ABSTRACT

In his landmark work of political philosophy, Politics and Vision, Sheldon Wolin identified the essential ideological shift which both accompanied and facilitated Western civilisation’s passage to modernity: the supplanting of the political by the economic (Wolin, 1960:195-285). It was a phenomenon most keenly appreciated by Karl Marx, whose theoretical construct of the ‘base’ (the social relations of production) essentially determined the nature of the ‘superstructure’ (state and civil society). The ascendancy of the economic continues even today, as governments routinely acknowledge the perceived verity that success in other aspects of life is dependent upon economic growth and prosperity-‘It’s the economy, stupid!’ Bill Clinton’s 1992 presidential campaign slogan merely stated what the leaders of the two major opposing political economic systems of the twentieth century had believed since the Russian Revolution of 1917. Yet, as C.Douglas Lummis highlights, economic development, under whatever political guise, has brought about the often savage uprooting of old ways and customs in the name of progress (Lummis, 1996:50ff ).

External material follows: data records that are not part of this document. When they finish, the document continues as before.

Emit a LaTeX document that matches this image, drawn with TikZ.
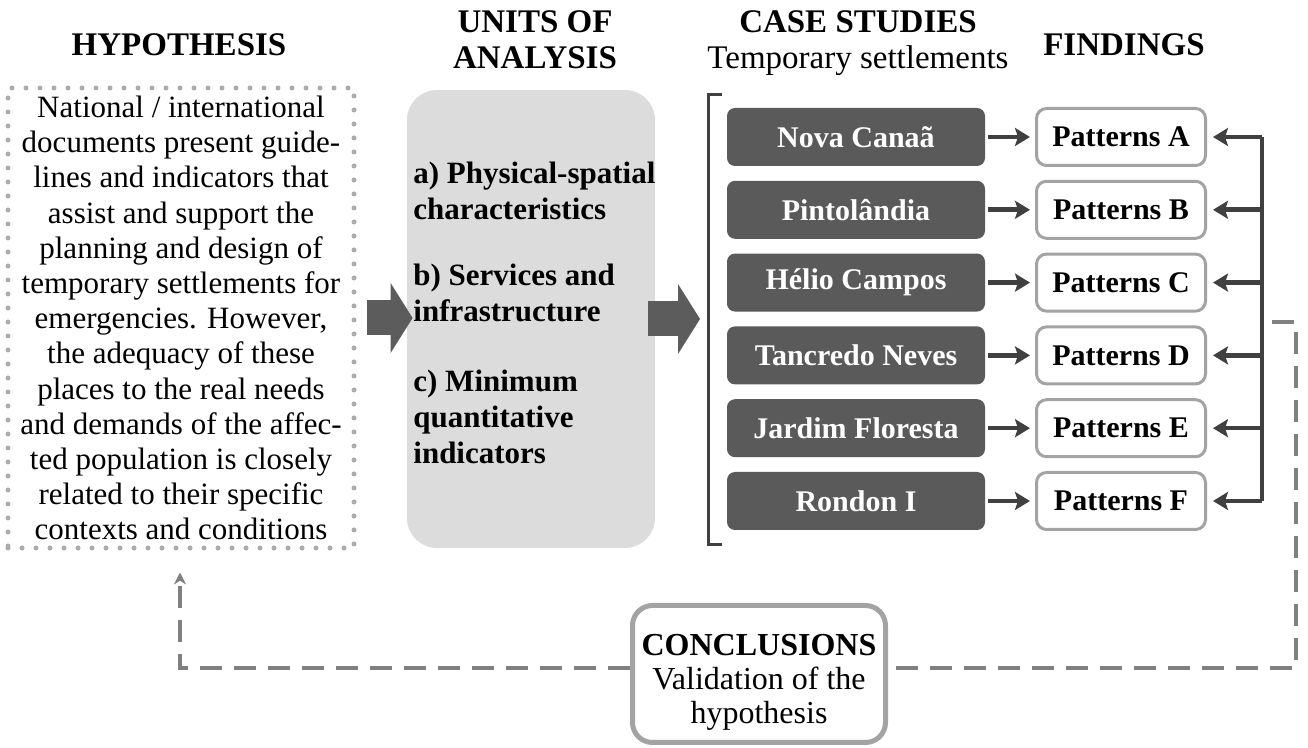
\documentclass[tikz,border=0pt]{standalone}
\usepackage{fontspec}
\setmainfont{Liberation Serif}
\usetikzlibrary{arrows.meta,positioning}
\definecolor{casegray}{HTML}{5A5A5A}
\definecolor{unitgray}{HTML}{DCDCDC}
\definecolor{framegray}{HTML}{A3A3A3}
\definecolor{dashgray}{HTML}{808080}
\definecolor{arrowgray}{HTML}{404040}
\definecolor{blockgray}{HTML}{5C5C5C}
\definecolor{dotgray}{HTML}{ABABAB}
\newcommand{\hd}[1]{\textbf{#1}} % Column heading.

\begin{document}
\begin{tikzpicture}[x=0.5pt,y=-0.5pt,
  heading/.style={align=center,font=\fontsize{16.5}{18}\selectfont},
  casebox/.style={fill=casegray,rounded corners=4pt,minimum width=129pt,
    minimum height=29pt,inner sep=0pt,text=white,
    font=\fontsize{15}{17}\selectfont\bfseries},
  patbox/.style={draw=framegray,line width=1.5pt,fill=white,rounded corners=5pt,
    minimum width=84.5pt,minimum height=28.5pt,inner sep=0pt,
    font=\fontsize{15}{17}\selectfont\bfseries},
  link/.style={draw=arrowgray,line width=2.3pt,
    -{Stealth[length=7.5pt,width=9pt,inset=1.5pt]}},
  bigarrow/.style={draw=blockgray,line width=17.5pt,
    -{Triangle[length=11pt,width=35pt,line width=0pt]}},
  feedback/.style={draw=dashgray,line width=2pt,dash pattern=on 11pt off 6pt},
]
\useasboundingbox (0,0) rectangle (1308,748);

% headings
\node[heading] (hhyp) at (179,45) {\hd{HYPOTHESIS}};
\node[heading] (hunits) at (535,40) {\hd{UNITS OF}\\\hd{ANALYSIS}};
\node[heading] (hcase) at (858,43) {\hd{CASE STUDIES}\\Temporary settlements};
\node[heading] (hfind) at (1124,45) {\hd{FINDINGS}};

% hypothesis
\node[draw=dotgray,line width=2.5pt,dash pattern=on 0pt off 7pt,line cap=round,
  minimum width=173pt,minimum height=230pt,align=center,
  font=\fontsize{15.5}{17.6}\selectfont] (hyp) at (181,318)
  {National / international\\documents present guide-\\lines and indicators that\\
   assist and support the\\planning and design of\\temporary settlements for\\
   emergencies. However,\\the adequacy of these\\places to the real needs\\
   and demands of the affec-\\ted population is closely\\related to their specific\\
   contexts and conditions};

% units of analysis
\node[fill=unitgray,rounded corners=15pt,minimum width=124pt,minimum height=229pt]
  (units) at (531,319) {};
\node[anchor=west,align=left,inner sep=0pt,
  font=\fontsize{15.5}{18}\selectfont\bfseries] (unittext) at (413,313)
  {a) Physical-spatial\\characteristics\\[15pt]
   b) Services and\\infrastructure\\[17pt]
   c) Minimum\\quantitative\\indicators};

\coordinate (brk) at (708,95);
\draw[bigarrow,shorten <=5pt,shorten >=-3pt] (hyp.east) -- (hyp.east -| units.west);
\draw[bigarrow,shorten <=-3.5pt,shorten >=4pt] (units.east) -- (units.east -| brk);

% case studies and findings
\draw[arrowgray,line width=1.5pt] (722,95) -| (708,545) -- (722,545);
\foreach \i/\name/\pat in {1/Nova Canaã/A,2/Pintolândia/B,3/Hélio Campos/C,
    4/Tancredo Neves/D,5/Jardim Floresta/E,6/Rondon I/F} {
  \node[casebox] (c\i) at (856,{137+72.8*(\i-1)}) {\name};
  \node[patbox] (p\i) at (1121,{137+72.8*(\i-1)}) {Patterns \pat};
  \draw[link,shorten <=1.5pt,shorten >=2.5pt] (c\i) -- (p\i);
}
\coordinate (bus) at (1262,0);
\draw[arrowgray,line width=2.3pt] (p1 -| bus) -- (p6 -| bus);
\foreach \i in {1,...,6}
  \draw[link,shorten >=3pt] (p\i -| bus) -- (p\i.east);

% conclusions and the way back
\node[draw=framegray,line width=2.5pt,rounded corners=10pt,fill=white,
  minimum width=126.5pt,minimum height=68.5pt,align=center,
  font=\fontsize{16}{17}\selectfont] (concl) at (759,674)
  {\rule{0pt}{19pt}\hd{CONCLUSIONS}\\Validation of the\\hypothesis};
\coordinate (fbtop) at (1272,322);
\coordinate (fbr) at (1296,668);
\coordinate (fbl) at (180,668);
\draw[feedback] (fbtop) -- (fbtop -| fbr) -- (fbr) -- (fbr -| concl.east);
\draw[feedback,-{Stealth[length=6pt,width=6pt]},shorten >=11pt]
  (fbl -| concl.west) -- (fbl) -- (fbl |- hyp.south);
\end{tikzpicture}
\end{document}
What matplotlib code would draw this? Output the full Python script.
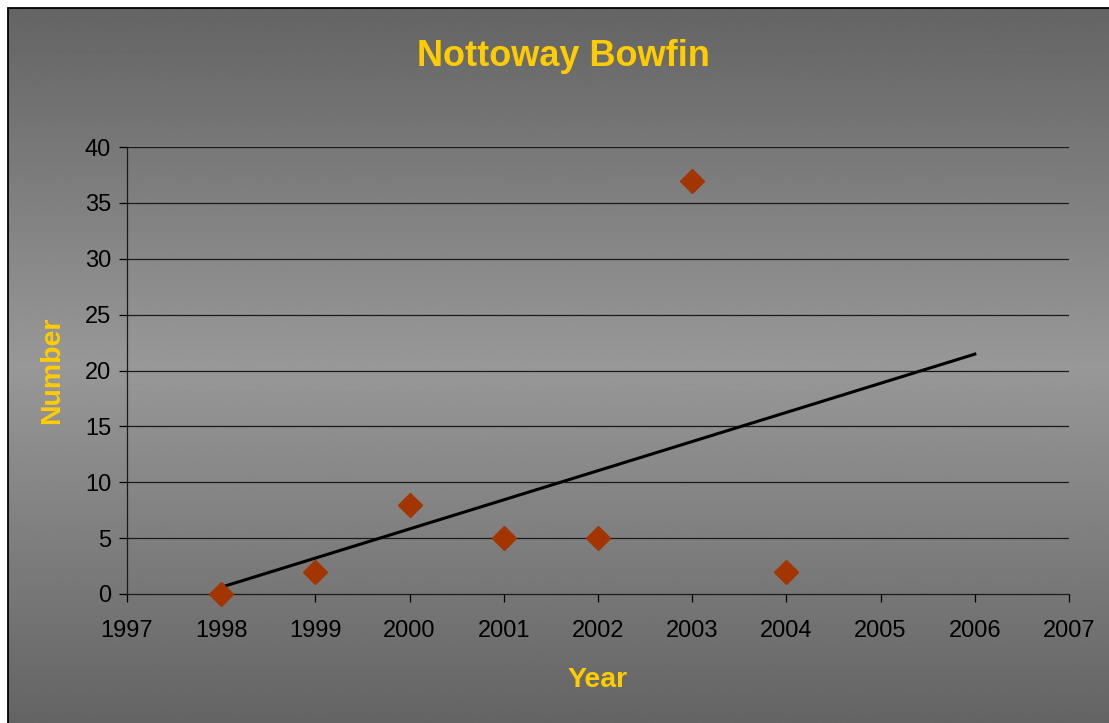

Tony Blair’s mantra of ‘modernisation’ is simply more of the same: justifying fundamental change in the name of irreversible, inevitable ‘progress’. Economic development and growth are promoted as and perceived to be of absolute necessity in humanity’s pursuit of happiness. Surrounding this central tenet is a pot pourri of rationalisations (ranging from the elaborate to the downright crude) for why this should be.